Phase 1: Strategic Analysis and Planning
- Define Target Delivery Zones: Analyze demand geography, population density, and infrastructure accessibility.
- Forecast Volumes: Assess current and future order volumes to determine required capacity.
- Market Research for Logistics Services: Investigate offerings from local and international providers, their tariffs, coverage areas, and reputation. Pay special attention to their experience with cash on delivery.
- Develop Partner Selection Criteria: Clearly formulate requirements for speed, reliability, reporting, and service cost.
Phase 2: Pilot Launch and Testing
- Select 1-2 Potential Partners: Begin collaboration with a small volume or in a limited geographical area.
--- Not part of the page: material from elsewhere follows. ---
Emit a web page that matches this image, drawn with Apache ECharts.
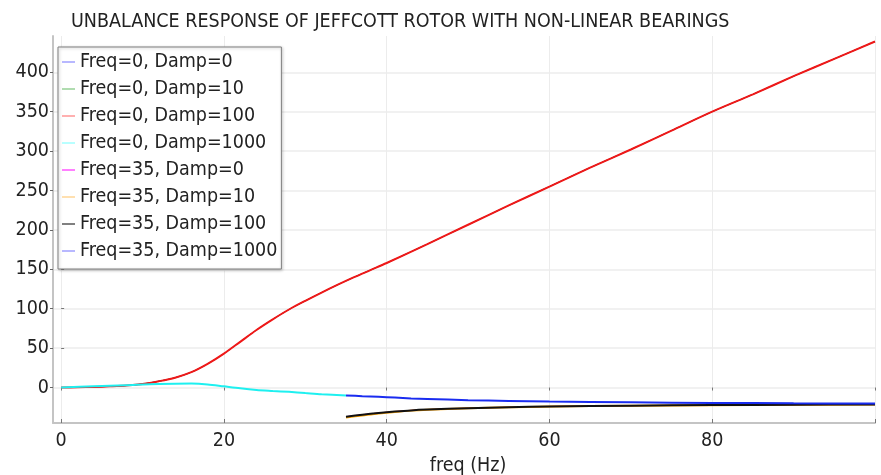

This allows for testing operational hypotheses without significant risks.
- Monitor Key Performance Indicators (KPIs): Track delivery times, successful delivery rates, number of returns, cash on delivery processing, and customer feedback.
- Unit Economics Analysis: Detailed calculation of all per-unit costs, including all hidden expenses and commissions.
- Data Collection and Analysis: Utilize acquired data to adjust processes and partnership terms.
Phase 3: Optimization and Scaling
- Select Primary Provider(s): Based on pilot project results, enter into long-term agreements with the most effective partners.
- IT System Integration: Implement solutions to automate data exchange (order information, delivery statuses, payment data) between your management system and the logistics partner's systems.
- Continuous Monitoring and Improvement: Regularly audit service quality, review tariffs, implement new technologies (e.g., AI-powered route optimization), and develop customer service.